> _Records provided_:
-- START --

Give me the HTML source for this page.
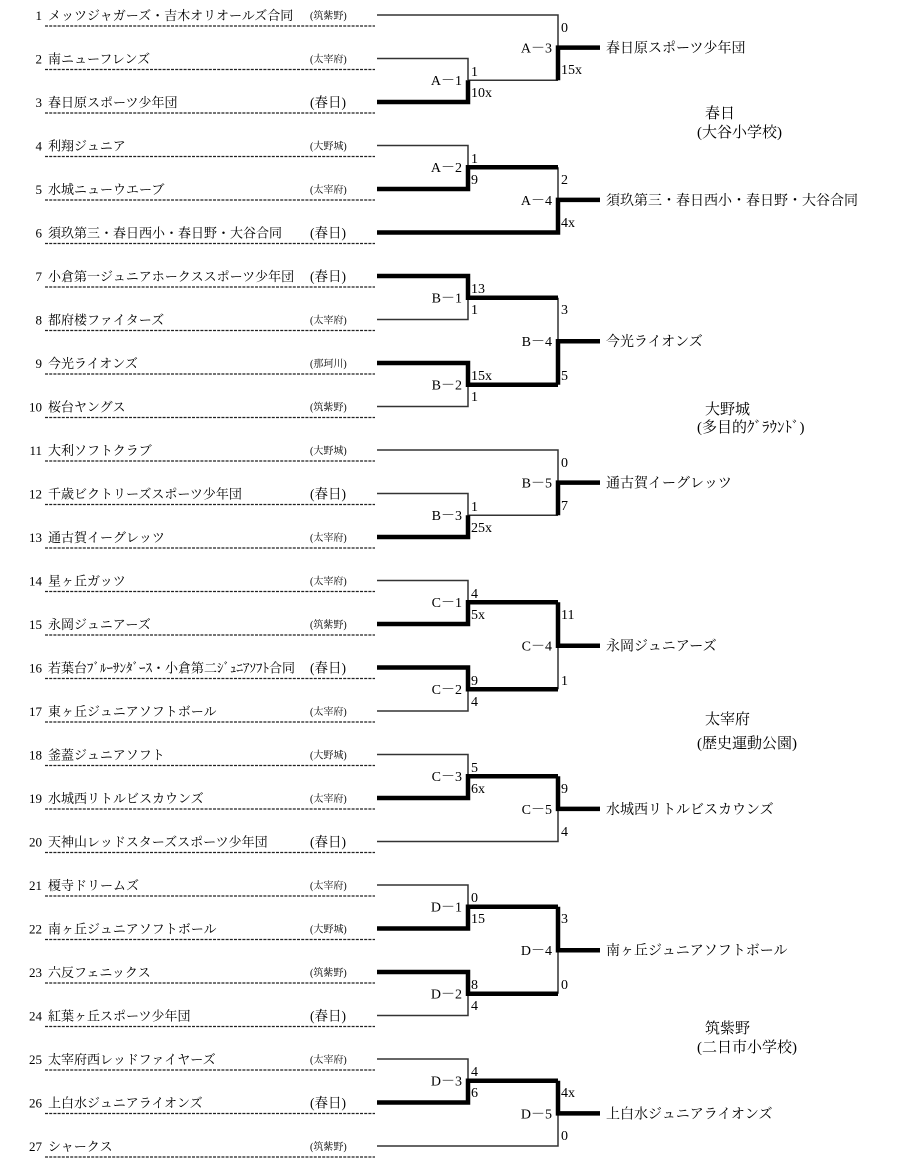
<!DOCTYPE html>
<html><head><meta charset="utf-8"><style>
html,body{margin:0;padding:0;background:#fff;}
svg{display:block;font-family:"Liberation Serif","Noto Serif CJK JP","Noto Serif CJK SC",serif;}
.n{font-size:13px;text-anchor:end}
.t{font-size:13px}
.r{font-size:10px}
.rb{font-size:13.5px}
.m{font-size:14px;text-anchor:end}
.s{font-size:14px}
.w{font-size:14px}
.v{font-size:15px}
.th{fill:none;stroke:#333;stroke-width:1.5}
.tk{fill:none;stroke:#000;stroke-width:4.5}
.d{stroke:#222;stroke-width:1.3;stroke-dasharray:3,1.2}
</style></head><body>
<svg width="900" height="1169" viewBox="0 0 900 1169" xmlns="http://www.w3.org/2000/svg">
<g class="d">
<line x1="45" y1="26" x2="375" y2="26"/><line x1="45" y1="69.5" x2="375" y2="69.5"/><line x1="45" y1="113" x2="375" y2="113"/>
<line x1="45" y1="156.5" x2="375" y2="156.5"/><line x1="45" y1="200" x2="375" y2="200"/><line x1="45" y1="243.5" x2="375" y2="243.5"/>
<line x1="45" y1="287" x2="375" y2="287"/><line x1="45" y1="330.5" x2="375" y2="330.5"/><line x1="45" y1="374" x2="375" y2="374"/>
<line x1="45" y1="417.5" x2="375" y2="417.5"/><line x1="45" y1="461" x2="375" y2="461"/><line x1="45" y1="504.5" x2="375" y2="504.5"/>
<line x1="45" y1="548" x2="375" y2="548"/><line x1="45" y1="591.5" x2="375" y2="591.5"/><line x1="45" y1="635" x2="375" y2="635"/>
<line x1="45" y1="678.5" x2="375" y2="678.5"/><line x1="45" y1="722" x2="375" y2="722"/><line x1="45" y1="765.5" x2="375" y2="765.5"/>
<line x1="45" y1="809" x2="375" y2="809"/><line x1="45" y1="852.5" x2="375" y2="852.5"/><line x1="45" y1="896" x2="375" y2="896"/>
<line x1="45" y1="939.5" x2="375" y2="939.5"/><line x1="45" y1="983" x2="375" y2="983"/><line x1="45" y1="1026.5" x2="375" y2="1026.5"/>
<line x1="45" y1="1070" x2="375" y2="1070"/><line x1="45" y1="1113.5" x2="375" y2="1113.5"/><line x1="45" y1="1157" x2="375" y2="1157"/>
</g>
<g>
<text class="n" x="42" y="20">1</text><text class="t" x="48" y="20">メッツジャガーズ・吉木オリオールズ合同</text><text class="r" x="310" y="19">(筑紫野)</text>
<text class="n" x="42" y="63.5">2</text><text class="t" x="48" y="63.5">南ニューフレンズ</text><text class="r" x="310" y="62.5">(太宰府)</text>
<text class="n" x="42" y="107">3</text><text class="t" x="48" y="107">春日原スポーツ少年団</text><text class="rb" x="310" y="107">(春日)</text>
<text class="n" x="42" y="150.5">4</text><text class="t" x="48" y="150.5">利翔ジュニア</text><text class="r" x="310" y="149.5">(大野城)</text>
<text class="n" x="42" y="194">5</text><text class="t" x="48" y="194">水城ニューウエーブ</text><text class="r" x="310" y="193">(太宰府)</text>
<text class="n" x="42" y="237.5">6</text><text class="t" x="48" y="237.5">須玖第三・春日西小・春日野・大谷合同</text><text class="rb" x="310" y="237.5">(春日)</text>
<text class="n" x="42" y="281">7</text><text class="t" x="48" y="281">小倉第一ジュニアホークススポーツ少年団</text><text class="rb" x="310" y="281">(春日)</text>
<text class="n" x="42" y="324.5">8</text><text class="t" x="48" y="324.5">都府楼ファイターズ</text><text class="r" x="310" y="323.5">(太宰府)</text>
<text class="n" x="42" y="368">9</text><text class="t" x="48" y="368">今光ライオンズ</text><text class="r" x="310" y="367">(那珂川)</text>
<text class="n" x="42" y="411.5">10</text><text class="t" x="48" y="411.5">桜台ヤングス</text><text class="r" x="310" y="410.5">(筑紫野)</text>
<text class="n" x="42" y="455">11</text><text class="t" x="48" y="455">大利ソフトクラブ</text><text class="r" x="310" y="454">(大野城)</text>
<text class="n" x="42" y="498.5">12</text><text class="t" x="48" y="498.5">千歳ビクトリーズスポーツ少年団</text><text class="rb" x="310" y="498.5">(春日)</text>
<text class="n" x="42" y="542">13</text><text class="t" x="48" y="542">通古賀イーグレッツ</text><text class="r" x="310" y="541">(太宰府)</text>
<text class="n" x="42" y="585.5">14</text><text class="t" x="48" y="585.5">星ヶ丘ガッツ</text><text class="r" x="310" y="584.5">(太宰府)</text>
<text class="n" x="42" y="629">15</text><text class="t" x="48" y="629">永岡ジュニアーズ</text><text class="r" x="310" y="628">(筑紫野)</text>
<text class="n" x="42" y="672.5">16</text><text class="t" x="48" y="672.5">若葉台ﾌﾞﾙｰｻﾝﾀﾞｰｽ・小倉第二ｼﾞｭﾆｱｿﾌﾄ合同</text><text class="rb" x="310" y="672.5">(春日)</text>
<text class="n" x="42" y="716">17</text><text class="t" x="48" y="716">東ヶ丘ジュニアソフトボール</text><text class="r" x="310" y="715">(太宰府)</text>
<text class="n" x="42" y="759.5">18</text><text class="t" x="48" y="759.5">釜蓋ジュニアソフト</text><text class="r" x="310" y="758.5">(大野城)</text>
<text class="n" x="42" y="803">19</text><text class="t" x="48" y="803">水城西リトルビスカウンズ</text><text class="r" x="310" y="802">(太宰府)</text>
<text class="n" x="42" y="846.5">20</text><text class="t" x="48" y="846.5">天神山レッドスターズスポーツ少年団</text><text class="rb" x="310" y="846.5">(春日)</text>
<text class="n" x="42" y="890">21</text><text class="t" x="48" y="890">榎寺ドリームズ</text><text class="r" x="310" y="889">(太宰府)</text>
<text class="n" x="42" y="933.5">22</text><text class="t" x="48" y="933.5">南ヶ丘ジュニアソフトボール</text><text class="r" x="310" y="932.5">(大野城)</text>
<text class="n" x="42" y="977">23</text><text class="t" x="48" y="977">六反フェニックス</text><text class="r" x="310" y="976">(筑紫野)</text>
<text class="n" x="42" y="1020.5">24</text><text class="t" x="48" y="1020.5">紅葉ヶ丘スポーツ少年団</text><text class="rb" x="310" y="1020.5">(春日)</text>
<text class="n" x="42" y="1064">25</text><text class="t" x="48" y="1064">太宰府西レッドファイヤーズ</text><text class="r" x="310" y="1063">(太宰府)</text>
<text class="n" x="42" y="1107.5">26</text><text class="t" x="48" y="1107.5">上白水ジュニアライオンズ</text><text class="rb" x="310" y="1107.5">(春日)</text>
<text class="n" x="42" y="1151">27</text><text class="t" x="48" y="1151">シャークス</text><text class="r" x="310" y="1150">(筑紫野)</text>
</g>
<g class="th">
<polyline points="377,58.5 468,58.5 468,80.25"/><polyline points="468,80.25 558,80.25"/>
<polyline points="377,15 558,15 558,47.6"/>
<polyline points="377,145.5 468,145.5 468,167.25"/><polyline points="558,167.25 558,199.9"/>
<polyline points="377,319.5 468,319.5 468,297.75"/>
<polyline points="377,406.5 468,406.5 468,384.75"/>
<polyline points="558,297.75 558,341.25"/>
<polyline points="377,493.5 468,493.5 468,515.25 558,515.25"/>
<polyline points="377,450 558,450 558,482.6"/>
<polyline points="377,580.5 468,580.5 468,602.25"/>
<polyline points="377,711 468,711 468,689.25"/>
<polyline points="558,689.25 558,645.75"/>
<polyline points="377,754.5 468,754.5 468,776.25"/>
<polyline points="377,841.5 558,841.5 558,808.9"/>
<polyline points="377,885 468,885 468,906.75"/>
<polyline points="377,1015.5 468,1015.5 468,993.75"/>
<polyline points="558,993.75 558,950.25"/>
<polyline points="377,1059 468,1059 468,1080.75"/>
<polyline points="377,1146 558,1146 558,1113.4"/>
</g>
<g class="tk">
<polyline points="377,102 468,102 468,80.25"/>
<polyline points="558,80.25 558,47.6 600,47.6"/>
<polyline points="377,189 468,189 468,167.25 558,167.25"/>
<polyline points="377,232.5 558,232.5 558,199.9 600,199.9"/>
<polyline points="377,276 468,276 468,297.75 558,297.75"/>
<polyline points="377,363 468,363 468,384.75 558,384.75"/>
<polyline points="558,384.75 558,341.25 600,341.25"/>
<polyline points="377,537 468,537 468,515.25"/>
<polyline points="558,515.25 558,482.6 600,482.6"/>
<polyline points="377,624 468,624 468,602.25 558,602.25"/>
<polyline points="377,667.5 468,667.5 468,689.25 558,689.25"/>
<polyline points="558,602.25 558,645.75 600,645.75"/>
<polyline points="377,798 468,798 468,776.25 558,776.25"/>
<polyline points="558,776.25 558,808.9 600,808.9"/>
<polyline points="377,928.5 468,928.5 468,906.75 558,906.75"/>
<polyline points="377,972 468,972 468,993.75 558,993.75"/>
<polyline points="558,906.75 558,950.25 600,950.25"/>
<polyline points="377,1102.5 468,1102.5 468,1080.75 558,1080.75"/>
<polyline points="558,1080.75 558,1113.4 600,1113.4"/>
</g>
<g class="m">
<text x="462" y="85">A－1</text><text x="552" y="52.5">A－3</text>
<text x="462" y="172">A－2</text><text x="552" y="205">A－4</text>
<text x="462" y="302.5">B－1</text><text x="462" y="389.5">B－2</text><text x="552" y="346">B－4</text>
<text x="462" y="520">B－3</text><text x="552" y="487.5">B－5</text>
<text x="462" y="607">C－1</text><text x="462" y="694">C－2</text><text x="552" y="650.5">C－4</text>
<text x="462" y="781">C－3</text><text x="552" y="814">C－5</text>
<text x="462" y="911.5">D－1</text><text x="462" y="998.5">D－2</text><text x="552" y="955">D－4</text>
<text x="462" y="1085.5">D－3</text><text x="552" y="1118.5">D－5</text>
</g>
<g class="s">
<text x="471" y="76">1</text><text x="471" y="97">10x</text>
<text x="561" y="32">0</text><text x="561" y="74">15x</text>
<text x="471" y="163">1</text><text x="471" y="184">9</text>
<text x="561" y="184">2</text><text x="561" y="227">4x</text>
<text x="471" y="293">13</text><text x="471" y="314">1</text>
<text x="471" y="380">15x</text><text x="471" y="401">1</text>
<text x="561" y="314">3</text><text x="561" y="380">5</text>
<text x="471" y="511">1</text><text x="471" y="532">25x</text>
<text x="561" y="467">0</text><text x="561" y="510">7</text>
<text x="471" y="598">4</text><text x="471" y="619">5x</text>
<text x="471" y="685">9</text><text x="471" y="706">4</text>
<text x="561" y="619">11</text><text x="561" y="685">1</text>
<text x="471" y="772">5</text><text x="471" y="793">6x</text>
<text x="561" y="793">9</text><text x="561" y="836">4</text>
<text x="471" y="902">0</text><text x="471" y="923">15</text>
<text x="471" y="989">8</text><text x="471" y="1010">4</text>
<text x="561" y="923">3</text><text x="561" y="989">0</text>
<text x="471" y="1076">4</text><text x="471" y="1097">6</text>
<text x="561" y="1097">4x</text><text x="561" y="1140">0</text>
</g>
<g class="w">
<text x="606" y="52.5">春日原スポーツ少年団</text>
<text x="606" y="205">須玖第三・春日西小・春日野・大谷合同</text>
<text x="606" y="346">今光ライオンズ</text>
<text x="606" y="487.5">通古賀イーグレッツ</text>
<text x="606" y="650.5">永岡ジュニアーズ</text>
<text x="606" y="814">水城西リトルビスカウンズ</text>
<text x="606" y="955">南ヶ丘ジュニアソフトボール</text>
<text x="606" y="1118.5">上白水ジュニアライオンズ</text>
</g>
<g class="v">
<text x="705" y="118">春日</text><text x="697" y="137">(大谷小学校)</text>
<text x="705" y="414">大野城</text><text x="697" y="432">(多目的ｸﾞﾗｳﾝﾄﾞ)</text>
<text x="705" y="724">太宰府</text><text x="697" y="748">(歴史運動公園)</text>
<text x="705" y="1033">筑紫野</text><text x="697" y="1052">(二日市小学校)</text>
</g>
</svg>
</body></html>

-- END --
-- START --

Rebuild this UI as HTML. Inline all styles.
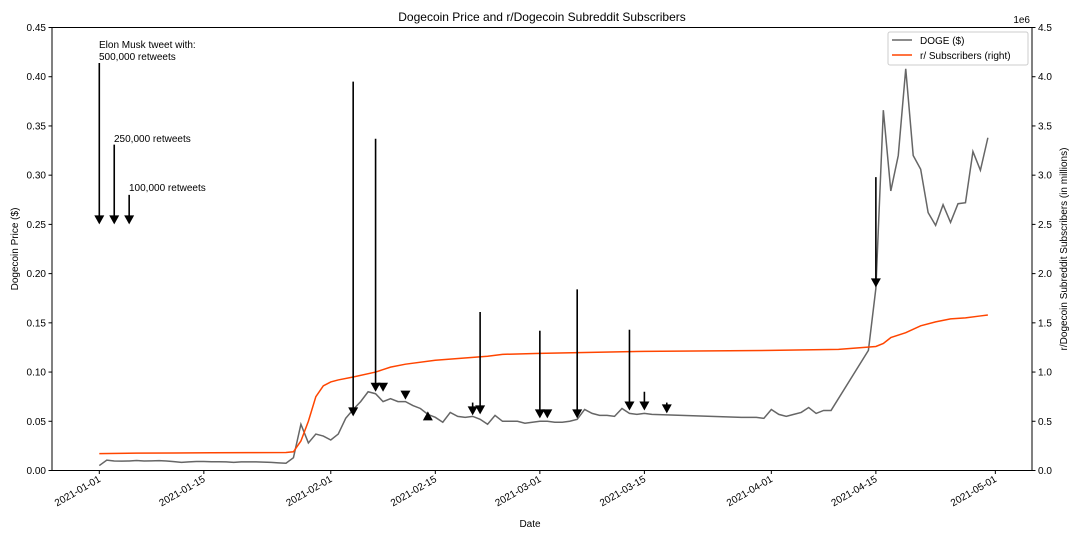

-- END --
-- START --

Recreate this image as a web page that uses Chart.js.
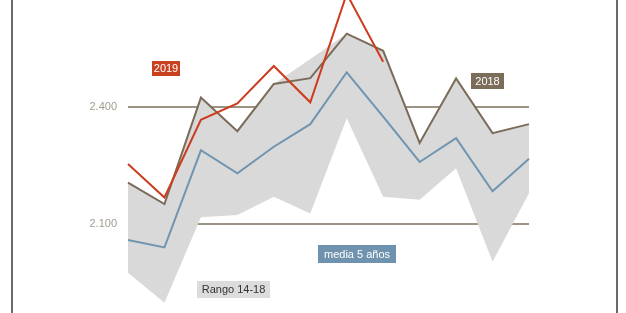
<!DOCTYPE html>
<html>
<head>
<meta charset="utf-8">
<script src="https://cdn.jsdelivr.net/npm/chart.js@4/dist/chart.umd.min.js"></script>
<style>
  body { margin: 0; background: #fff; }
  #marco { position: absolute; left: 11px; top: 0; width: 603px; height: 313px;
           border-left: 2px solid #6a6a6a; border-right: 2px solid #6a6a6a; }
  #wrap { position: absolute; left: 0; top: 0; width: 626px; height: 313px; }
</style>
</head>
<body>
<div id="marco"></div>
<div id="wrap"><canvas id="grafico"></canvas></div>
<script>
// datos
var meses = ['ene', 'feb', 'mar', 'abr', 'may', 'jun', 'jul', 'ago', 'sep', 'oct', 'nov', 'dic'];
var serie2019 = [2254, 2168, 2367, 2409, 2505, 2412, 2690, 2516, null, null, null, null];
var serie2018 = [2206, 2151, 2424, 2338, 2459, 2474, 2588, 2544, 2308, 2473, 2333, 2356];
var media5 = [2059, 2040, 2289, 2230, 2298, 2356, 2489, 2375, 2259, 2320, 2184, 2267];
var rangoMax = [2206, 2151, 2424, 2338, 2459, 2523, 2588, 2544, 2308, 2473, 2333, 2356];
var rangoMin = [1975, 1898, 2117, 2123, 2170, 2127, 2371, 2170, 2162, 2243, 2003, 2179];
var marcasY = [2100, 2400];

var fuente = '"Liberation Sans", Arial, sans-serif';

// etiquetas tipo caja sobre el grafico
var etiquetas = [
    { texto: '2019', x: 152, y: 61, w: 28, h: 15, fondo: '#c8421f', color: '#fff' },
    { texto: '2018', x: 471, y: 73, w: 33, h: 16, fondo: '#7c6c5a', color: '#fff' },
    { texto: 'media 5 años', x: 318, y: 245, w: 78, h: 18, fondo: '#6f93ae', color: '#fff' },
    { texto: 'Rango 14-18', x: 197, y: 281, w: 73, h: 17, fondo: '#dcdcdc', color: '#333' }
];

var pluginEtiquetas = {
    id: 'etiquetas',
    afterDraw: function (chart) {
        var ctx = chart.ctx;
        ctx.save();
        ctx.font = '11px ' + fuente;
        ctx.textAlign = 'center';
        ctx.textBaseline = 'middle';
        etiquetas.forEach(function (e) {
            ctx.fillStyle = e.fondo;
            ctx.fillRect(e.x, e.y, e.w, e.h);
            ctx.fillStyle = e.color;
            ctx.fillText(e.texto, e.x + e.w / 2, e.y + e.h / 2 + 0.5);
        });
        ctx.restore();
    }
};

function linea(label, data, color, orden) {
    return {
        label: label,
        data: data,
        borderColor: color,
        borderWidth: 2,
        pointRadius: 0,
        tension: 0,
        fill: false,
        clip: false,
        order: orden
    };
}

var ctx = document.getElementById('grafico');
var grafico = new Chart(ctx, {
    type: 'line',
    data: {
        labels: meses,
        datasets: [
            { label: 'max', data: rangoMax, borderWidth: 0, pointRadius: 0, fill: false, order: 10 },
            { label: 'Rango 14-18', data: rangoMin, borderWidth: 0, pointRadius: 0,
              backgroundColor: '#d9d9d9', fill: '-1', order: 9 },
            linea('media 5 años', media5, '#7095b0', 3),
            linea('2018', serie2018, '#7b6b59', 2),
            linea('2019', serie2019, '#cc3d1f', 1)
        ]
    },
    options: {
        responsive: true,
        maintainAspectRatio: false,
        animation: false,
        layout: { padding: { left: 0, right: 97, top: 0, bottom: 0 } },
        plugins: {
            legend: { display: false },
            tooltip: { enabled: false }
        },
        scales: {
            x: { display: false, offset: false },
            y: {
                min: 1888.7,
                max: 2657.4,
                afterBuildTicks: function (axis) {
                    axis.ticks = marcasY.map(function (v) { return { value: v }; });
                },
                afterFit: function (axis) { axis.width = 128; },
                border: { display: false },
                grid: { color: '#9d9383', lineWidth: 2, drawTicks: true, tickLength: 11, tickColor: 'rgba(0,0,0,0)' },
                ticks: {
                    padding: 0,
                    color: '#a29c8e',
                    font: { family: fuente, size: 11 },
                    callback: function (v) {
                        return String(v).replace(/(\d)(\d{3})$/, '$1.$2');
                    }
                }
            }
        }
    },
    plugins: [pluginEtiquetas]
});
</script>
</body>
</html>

-- END --

> _Aim_:
Lines of the material that contain the word "this" are to be gathered.

> _Response_:
Give me the HTML source for this page.
Rebuild this UI as HTML. Inline all styles.
Recreate this image as a web page that uses Chart.js.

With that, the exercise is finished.